Nigeria Weekly Humanitarian Situation Report No. 17, 22-31 December 2016
159,819 children under 5 with severe acute malnutrition (SAM) have been admitted to therapeutic feeding programmes, with a recovery rate of 86 per cent.
In 2016, 4.2 million people were reached with primary health care services through UNICEF-supported Government-run health centres and clinics in both IDP camps and affected communities.
With UNICEF support, nearly 745,000 people have access to safe water. Over 1.1 million people have access to sanitation facilities as per agreed standards and more than one million people benefitted through hygiene promotion and distribution of hygiene kits/NFI.
In 2016, psychosocial support through Child Friendly Spaces (CFSs) and child clubs reached 185,839 children.
With UNICEF’s support, 106,882 children are accessing education through Temporary Learning Spaces and schools, and 187,142 children have benefitted from the provision of learning materials.
Situation Overview & Humanitarian Needs
The IOM Displacement Tracking Matrix (DTM) round XIII recorded trends of new displacement and significant return, with an overall three per cent decrease in IDPs in Adamawa, Bauchi, Borno, and Yobe states. Returns are mainly attributable to relative improvements in security combined with food shortages in IDP camps. Maiduguri Metropolitan Council (MMC), which still hosts the largest IDP population, saw almost 10% reduction in the number of IDPs who left to return to their LGA of origin, hereby registering an increase. The majority is not returning to their locality of origin but to the LGA headquarters instead, creating a situation of secondary displacement.
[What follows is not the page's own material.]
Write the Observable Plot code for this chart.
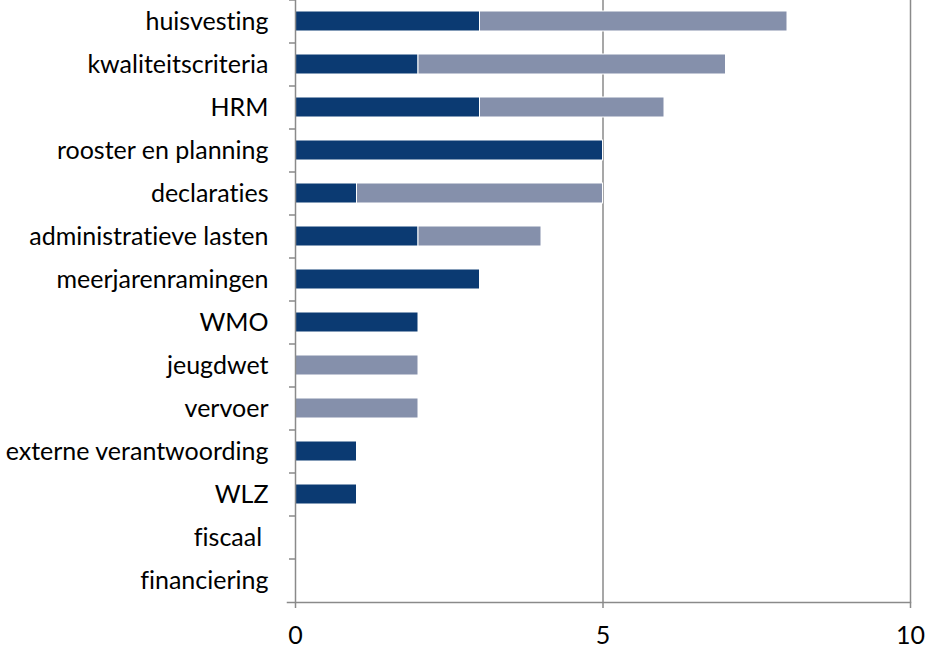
<!DOCTYPE html>
<html>
<head>
<meta charset="utf-8">
<script src="https://cdn.jsdelivr.net/npm/d3@7"></script>
<script src="https://cdn.jsdelivr.net/npm/@observablehq/plot@0.6"></script>
<style>
  html, body { margin: 0; padding: 0; background: #fff; }
  #chart svg { display: block; font-variant-ligatures: none; font-feature-settings: "liga" 0, "clig" 0; }
  #chart svg text { white-space: pre; }
</style>
</head>
<body>
<div id="chart"></div>
<script>
const categories = ["huisvesting", "kwaliteitscriteria", "HRM", "rooster en planning", "declaraties",
  "administratieve lasten", "meerjarenramingen", "WMO", "jeugdwet", "vervoer",
  "externe verantwoording", "WLZ", "fiscaal\u00a0", "financiering"];
const seriesNames = ["A", "B"];
const darkValues  = [3, 2, 3, 5, 1, 2, 3, 2, 0, 0, 1, 1, 0, 0];
const lightValues = [5, 5, 3, 0, 4, 2, 0, 0, 2, 2, 0, 0, 0, 0];
const xTicks = [0, 5, 10];
const colors = ["#0b3a72", "#8590ab"];

const rows = [];
categories.forEach((c, i) => {
  rows.push({cat: c, series: seriesNames[0], value: darkValues[i]});
  rows.push({cat: c, series: seriesNames[1], value: lightValues[i]});
});

const font = "Lato, 'Open Sans', sans-serif";

const chart = Plot.plot({
  width: 929,
  height: 649,
  marginTop: 0,
  marginBottom: 47,
  marginLeft: 295,
  marginRight: 19,
  style: {fontFamily: font, fontSize: "25px", color: "#000", background: "#fff"},
  x: {domain: [0, 10]},
  y: {domain: categories, paddingInner: 0.53, paddingOuter: 0.265},
  color: {domain: seriesNames, range: colors},
  marks: [
    Plot.ruleX(xTicks.slice(1), {stroke: "#8a8a8a", strokeWidth: 1.5}),
    Plot.barX(rows.filter(d => d.value > 0), Plot.stackX({
      x: "value", y: "cat", fill: "series", order: seriesNames,
      stroke: "white", strokeWidth: 1
    })),
    Plot.ruleX([0], {stroke: "#8a8a8a", strokeWidth: 1.5}),
    Plot.ruleY(categories, {y: d => d, x1: 0, x2: 0, insetLeft: -6, dy: -21.5, stroke: "#8a8a8a", strokeWidth: 1.5}),
    Plot.frame({anchor: "bottom", stroke: "#8a8a8a", strokeWidth: 1.5, insetLeft: -8}),
    Plot.axisY({tickSize: 0, tickPadding: 27, label: null, fontSize: 25, fill: "#000"}),
    Plot.axisX({ticks: xTicks, tickSize: 6, tickPadding: 18, label: null, fontSize: 25, fill: "#000", stroke: "#8a8a8a", strokeWidth: 1.5})
  ]
});
document.getElementById("chart").appendChild(chart);
</script>
</body>
</html>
In the frame of its scale-up intervention, UNICEF is continuing to respond to needs in the areas of return which require additional support and intensified humanitarian aid.
With 5.1 million people in IPC Phases 3 to 5 in parts of Borno, Adamawa and Yobe, the population facing severe food insecurity increased by 50 per cent since March 2016. Malnutrition rates remain high and children under five are most vulnerable. 400,000 children suffer from severe acute malnutrition and 75,000 are at risk of death. The number of children suffering from SAM is expected to rise to 450,000 in 2017 for those three states .
Reports from the LGA Education Authorities indicate that in out-laying wards of Pulka (Gwoza LGA) and Banki (Bama LGA), over 3,000 children lack adequate classrooms, learning materials and teaching staff. As a result of limited access to these locations and due to insecurity, little support has been provided so far. UNICEF Education conducted the first visit to Banki during this reporting period and assessed the situation. It was revealed that in these newly liberated areas, schools starts as and still are mere learning centres that provide non-formal kind of education which is offered by the military educators. With regard to other locations within LGA main towns, there is ever-growing numbers of IDP returnees thereby necessitating expansion of education services.
The upcoming Humanitarian Response Plan for 2017 will target 6.9 million people living in the three most affected states of Adamawa, Borno and Yobe, who require immediate life-saving assistance. Of these, 1.7 million are IDPs living in camps, informal settlements and host communities with 75,000 children at risk of severe acute malnutrition. In line with the 2017 Humanitarian Response Plan, UNICEF’s focus remains on these three states to provide critical life-saving humanitarian assistance to nearly four million people in Nutrition, Health, WASH, Child Protection and Education sectors.